Best Player Available
The Buffalo Bills always say that they will draft the best player available (BPA), so that’s why I’m highlighting some of these defensive positions. I think you have to take BPA with a grain of salt though. If the best player available is a quarterback, are the Bills really going to draft him?
In terms of the three defensive positions that I laid out, the Bills could really view players at those positions as the best players available at that given point in the draft. But again, I think they have to do this within reason. If the Buffalo Bills actually use their first three picks on a LB, DT, and DE, that’s going to be a tough selling point to the fan base, especially after scoring just 10 points against the Bengals in the playoffs last year.

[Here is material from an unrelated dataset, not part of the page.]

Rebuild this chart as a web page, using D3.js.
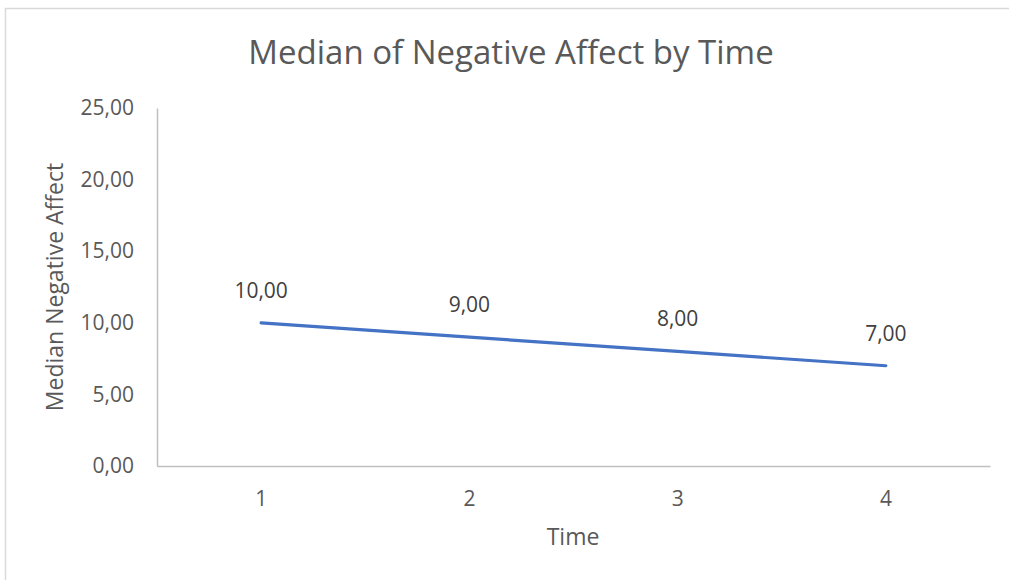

If they went hard on building up the offense during free agency and acquired someone like a DeAndre Hopkins, sure, draft as many defensive players as you want. But you can’t wait to address the receiver room until Day 3 again and justify it with Deonte Harty and Trent Sherfield.
Helping Josh Allen
And here’s another thing — most of the signings on offense were one-year deals. Did they really do enough to warrant them to NOT draft offense early? In a league where you have to be able to outscore your opponent moreso than ever before, I think you have to lean towards the offense in the draft this year. I don’t want them to neglect the defense, but I also don’t want them to favor it. It’s great to try and load up on defense, but are you really going to be able to stop Patrick Mahomes or Joe Burrow?
The Bills have a very smart front office and analytics department. I think they know all of this and will make the necessary moves to give their $250 million quarterback more help this year. But looking at how they have attacked their offseason thus far and how they’ve drafted in years past, I can’t be so sure.